Der Titel Eine Liebe, in Gedanken lässt sich durchaus zweifach deuten. Er bezieht sich zum einen auf Antonia, die ihr Leben lang an Edgars Elternhaus vorbeifährt, um zu sehen, ob er da sei. Er gilt aber auch für die Beziehung der Ich-Erzählerin zu ihrer Mutter, denn mit allem, was sie im Nachlass findet, entsteht für sie ein neues Bild ihrer unangepassten, freiheitsliebenden Mutter und mit diesem Bild wächst ihre Achtung.

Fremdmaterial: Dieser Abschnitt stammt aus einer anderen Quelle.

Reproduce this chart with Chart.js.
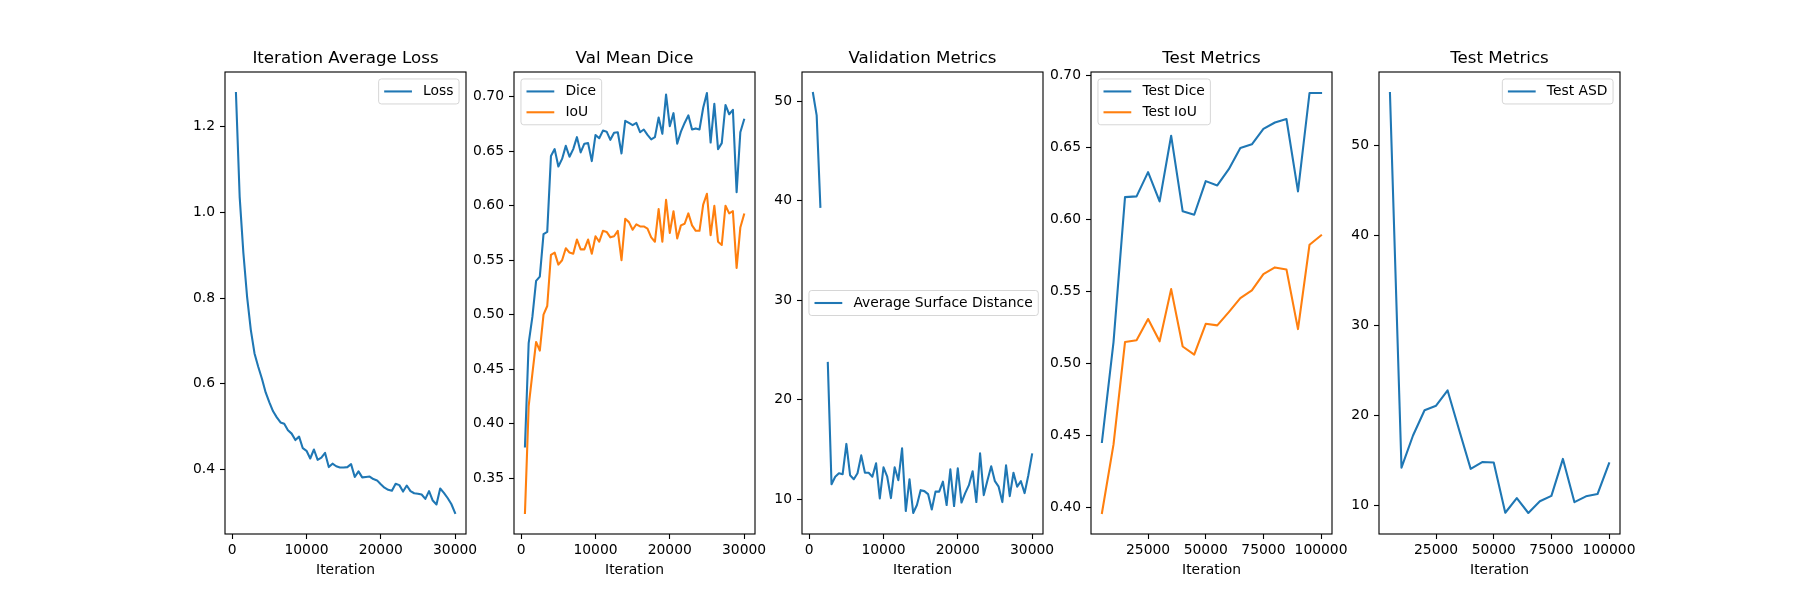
<!DOCTYPE html>
<html lang="en">
<head>
<meta charset="UTF-8" />
<title>Training metrics</title>
<script src="https://cdn.jsdelivr.net/npm/chart.js@4.4.1/dist/chart.umd.min.js"></script>
<style>
  html, body { margin: 0; padding: 0; background: #fff; }
  #fig { position: relative; width: 1800px; height: 600px; overflow: hidden; }
  #fig canvas { position: absolute; top: 0; }
</style>
</head>
<body>
<div id="fig"></div>
<script>
// ---- data ----
const valIters = [500, 1000, 1500, 2000, 2500, 3000, 3500, 4000, 4500, 5000,
  5500, 6000, 6500, 7000, 7500, 8000, 8500, 9000, 9500, 10000,
  10500, 11000, 11500, 12000, 12500, 13000, 13500, 14000, 14500, 15000,
  15500, 16000, 16500, 17000, 17500, 18000, 18500, 19000, 19500, 20000,
  20500, 21000, 21500, 22000, 22500, 23000, 23500, 24000, 24500, 25000,
  25500, 26000, 26500, 27000, 27500, 28000, 28500, 29000, 29500, 30000];

const lossValues = [1.278, 1.036, 0.905, 0.803, 0.726, 0.671, 0.640, 0.612, 0.580, 0.557,
  0.536, 0.522, 0.510, 0.507, 0.492, 0.484, 0.469, 0.477, 0.450, 0.444,
  0.426, 0.447, 0.423, 0.428, 0.439, 0.406, 0.414, 0.408, 0.405, 0.405,
  0.406, 0.413, 0.383, 0.396, 0.382, 0.383, 0.384, 0.378, 0.375, 0.366,
  0.358, 0.353, 0.351, 0.367, 0.364, 0.349, 0.363, 0.350, 0.345, 0.344,
  0.342, 0.332, 0.350, 0.328, 0.319, 0.356, 0.346, 0.334, 0.320, 0.299];

const valDice = [0.379, 0.474, 0.498, 0.531, 0.535, 0.574, 0.576, 0.6456, 0.652, 0.636,
  0.643, 0.655, 0.645, 0.652, 0.663, 0.649, 0.657, 0.6575, 0.641, 0.665,
  0.662, 0.669, 0.668, 0.6605, 0.667, 0.6675, 0.648, 0.678, 0.676, 0.674,
  0.676, 0.6675, 0.670, 0.665, 0.661, 0.663, 0.681, 0.666, 0.702, 0.673,
  0.685, 0.657, 0.668, 0.676, 0.683, 0.670, 0.671, 0.670, 0.690, 0.7035,
  0.658, 0.6935, 0.652, 0.6575, 0.6925, 0.684, 0.688, 0.6125, 0.6675, 0.679];

const valIoU = [0.318, 0.416, 0.446, 0.475, 0.467, 0.500, 0.508, 0.555, 0.557, 0.546,
  0.550, 0.561, 0.557, 0.556, 0.569, 0.560, 0.560, 0.569, 0.556, 0.572,
  0.567, 0.577, 0.576, 0.571, 0.572, 0.577, 0.550, 0.588, 0.585, 0.578,
  0.583, 0.581, 0.581, 0.579, 0.571, 0.567, 0.597, 0.567, 0.6055, 0.575,
  0.595, 0.570, 0.582, 0.5835, 0.593, 0.582, 0.577, 0.577, 0.601, 0.611,
  0.573, 0.600, 0.567, 0.564, 0.600, 0.593, 0.595, 0.543, 0.580, 0.592];

// null = no value logged at that iteration (gap in the line)
const valASD = [50.85, 48.6, 39.4, null, 23.7, 11.5, 12.25, 12.6, 12.5, 15.55,
  12.4, 12.0, 12.6, 14.4, 12.65, 12.65, 12.25, 13.6, 10.07, 13.2,
  12.25, 10.1, 13.2, 11.9, 15.1, 8.8, 12.0, 8.6, 9.4, 10.9,
  10.8, 10.5, 8.95, 10.75, 10.75, 11.75, 9.4, 13.0, 9.3, 13.1,
  9.65, 10.6, 11.4, 12.8, 9.7, 14.6, 10.4, 11.9, 13.3, 11.8,
  11.25, 9.7, 13.4, 10.3, 12.65, 11.25, 11.8, 10.6, 12.4, 14.5];

const testIters = [5000, 10000, 15000, 20000, 25000, 30000, 35000, 40000, 45000, 50000,
  55000, 60000, 65000, 70000, 75000, 80000, 85000, 90000, 95000, 100000];

const testDice = [0.4453, 0.5146, 0.6156, 0.6161, 0.633, 0.6126, 0.6583, 0.6057, 0.6033, 0.6267,
  0.6237, 0.635, 0.6497, 0.6523, 0.663, 0.6675, 0.6699, 0.6196, 0.688, 0.688];

const testIoU = [0.3959, 0.4434, 0.5148, 0.516, 0.5308, 0.5153, 0.5516, 0.5117, 0.506, 0.5275,
  0.5264, 0.5356, 0.5454, 0.5507, 0.562, 0.5667, 0.5653, 0.5238, 0.5825, 0.589];

const testASD = [55.8, 14.23, 17.8, 20.6, 21.1, 22.8, 18.4, 14.1, 14.85, 14.8,
  9.23, 10.85, 9.2, 10.5, 11.1, 15.2, 10.4, 11.05, 11.3, 14.7];

const valXTicks = [0, 10000, 20000, 30000];
const testXTicks = [25000, 50000, 75000, 100000];
const lossYTicks = [0.4, 0.6, 0.8, 1.0, 1.2];
const valDiceYTicks = [0.35, 0.40, 0.45, 0.50, 0.55, 0.60, 0.65, 0.70];
const valASDYTicks = [10, 20, 30, 40, 50];
const testDiceYTicks = [0.40, 0.45, 0.50, 0.55, 0.60, 0.65, 0.70];
const testASDYTicks = [10, 20, 30, 40, 50];

// ---- style ----
const BLUE = '#1f77b4', ORANGE = '#ff7f0e';
const FONT = '"DejaVu Sans", sans-serif';
const PX = 100 / 72;          // pt -> px at 100 dpi
const AX_W = 241, SIDE = 70;  // axes width, room either side of it
const panelLefts = [225, 514, 802, 1091, 1379];

// matplotlib-like autoscale: data range plus 5% each side
function limits(arrays) {
  const v = arrays.flat().filter(x => x !== null);
  const lo = Math.min(...v), hi = Math.max(...v);
  const m = (hi - lo) * 0.05;
  return [lo - m, hi + m];
}

function pts(xs, ys) {
  return xs.map((x, i) => ({ x: x, y: ys[i] }));
}

// box round the axes, drawn above the lines like matplotlib spines
const frame = {
  id: 'frame',
  afterDatasetsDraw(chart) {
    const { ctx, chartArea: a } = chart;
    ctx.save();
    ctx.strokeStyle = '#000';
    ctx.lineWidth = 0.8 * PX;
    ctx.strokeRect(a.left, a.top, a.right - a.left, a.bottom - a.top);
    ctx.restore();
  }
};

// legend inside the axes, matplotlib layout
const mplLegend = {
  id: 'mplLegend',
  afterDraw(chart, args, opts) {
    const { ctx, chartArea: a } = chart;
    const ds = chart.data.datasets;
    const fs = 10 * PX;
    const pad = 0.4 * fs, hl = 2 * fs, htp = 0.8 * fs, gap = 0.5 * fs, edge = 0.5 * fs, rowH = fs;
    ctx.save();
    ctx.font = fs + 'px ' + FONT;
    const tw = Math.max(...ds.map(d => ctx.measureText(d.label).width));
    const w = pad + hl + htp + tw + pad;
    const h = 2 * pad + ds.length * rowH + (ds.length - 1) * gap;
    const x = opts.loc.includes('left') ? a.left + edge : a.right - edge - w;
    const y = opts.loc.startsWith('upper') ? a.top + edge : (a.top + a.bottom - h) / 2;
    ctx.beginPath();
    ctx.roundRect(x, y, w, h, 0.2 * fs);
    ctx.fillStyle = 'rgba(255,255,255,0.8)';
    ctx.fill();
    ctx.strokeStyle = 'rgba(204,204,204,0.8)';
    ctx.lineWidth = 1;
    ctx.stroke();
    ds.forEach((d, i) => {
      const cy = y + pad + rowH / 2 + i * (rowH + gap);
      ctx.beginPath();
      ctx.moveTo(x + pad, cy);
      ctx.lineTo(x + pad + hl, cy);
      ctx.strokeStyle = d.borderColor;
      ctx.lineWidth = 1.5 * PX;
      ctx.stroke();
      ctx.fillStyle = '#000';
      ctx.textBaseline = 'middle';
      ctx.textAlign = 'left';
      ctx.fillText(d.label, x + pad + hl + htp, cy);
    });
    ctx.restore();
  }
};

function line(label, color, data) {
  return {
    label: label, data: data, borderColor: color, backgroundColor: color,
    borderWidth: 1.5 * PX, pointRadius: 0, tension: 0, fill: false,
    spanGaps: false, borderJoinStyle: 'round', borderCapStyle: 'square'
  };
}

function makePanel(i, title, datasets, xLim, xTicks, yLim, yTicks, yFmt, loc) {
  const canvas = document.createElement('canvas');
  canvas.width = SIDE + AX_W + SIDE;
  canvas.height = 600;
  canvas.style.left = (panelLefts[i] - SIDE) + 'px';
  document.getElementById('fig').appendChild(canvas);

  const tickFont = { family: FONT, size: 10 * PX };
  const gridOpts = {
    display: true, drawOnChartArea: false, drawTicks: true, tickLength: 5,
    tickColor: '#000', tickWidth: 0.8 * PX
  };

  new Chart(canvas.getContext('2d'), {
    type: 'line',
    data: { datasets: datasets },
    options: {
      responsive: false,
      animation: false,
      devicePixelRatio: 1,
      events: [],
      layout: { padding: { left: 0, right: SIDE, top: 0, bottom: 0 } },
      scales: {
        x: {
          type: 'linear', bounds: 'data', min: xLim[0], max: xLim[1],
          afterBuildTicks: s => { s.ticks = xTicks.map(v => ({ value: v })); },
          afterFit: s => { s.height = 66; },
          grid: gridOpts,
          border: { display: false },
          ticks: { color: '#000', font: tickFont, padding: 3, maxRotation: 0, autoSkip: false,
                   callback: v => String(v) },
          title: { display: true, text: 'Iteration', color: '#000', font: tickFont,
                   padding: { top: 0, bottom: 21 } }
        },
        y: {
          type: 'linear', bounds: 'data', min: yLim[0], max: yLim[1],
          afterBuildTicks: s => { s.ticks = yTicks.map(v => ({ value: v })); },
          afterFit: s => { s.width = SIDE; },
          grid: gridOpts,
          border: { display: false },
          ticks: { color: '#000', font: tickFont, padding: 5, autoSkip: false,
                   callback: v => yFmt(v) }
        }
      },
      plugins: {
        legend: { display: false },
        tooltip: { enabled: false },
        title: {
          display: true, fullSize: false, text: title, color: '#000',
          font: { family: FONT, size: 12 * PX, weight: 'normal', lineHeight: 1.2 },
          padding: { top: 49, bottom: 3 }
        },
        mplLegend: { loc: loc }
      }
    },
    plugins: [frame, mplLegend]
  });
}

const valXLim = limits([valIters]);
const testXLim = limits([testIters]);

makePanel(0, 'Iteration Average Loss',
  [line('Loss', BLUE, pts(valIters, lossValues))],
  valXLim, valXTicks, limits([lossValues]), lossYTicks, v => v.toFixed(1), 'upper right');

makePanel(1, 'Val Mean Dice',
  [line('Dice', BLUE, pts(valIters, valDice)), line('IoU', ORANGE, pts(valIters, valIoU))],
  valXLim, valXTicks, limits([valDice, valIoU]), valDiceYTicks, v => v.toFixed(2), 'upper left');

makePanel(2, 'Validation Metrics',
  [line('Average Surface Distance', BLUE, pts(valIters, valASD))],
  valXLim, valXTicks, limits([valASD]), valASDYTicks, v => String(v), 'center left');

makePanel(3, 'Test Metrics',
  [line('Test Dice', BLUE, pts(testIters, testDice)), line('Test IoU', ORANGE, pts(testIters, testIoU))],
  testXLim, testXTicks, limits([testDice, testIoU]), testDiceYTicks, v => v.toFixed(2), 'upper left');

makePanel(4, 'Test Metrics',
  [line('Test ASD', BLUE, pts(testIters, testASD))],
  testXLim, testXTicks, limits([testASD]), testASDYTicks, v => String(v), 'upper right');
</script>
</body>
</html>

Ich sehnte mich nach Toni und Edgar, nach ihrem Glück, nach ihrer gemeinsamen Zukunft, die es einmal gegeben hat.
Der Roman erzählt außerdem noch von der Flüchtigkeit der Liebe. Um diese zu beschreiben, genügen Kristiane Bilkau verräterische Formulierungen in Edgars Briefen und besonders gelungen zeigt sie dies anhand eines missglückten Telefongesprächs. (Ach ja, Ferngespräche mussten damals angemeldet werden und wurden zu Unzeiten unterbrochen.)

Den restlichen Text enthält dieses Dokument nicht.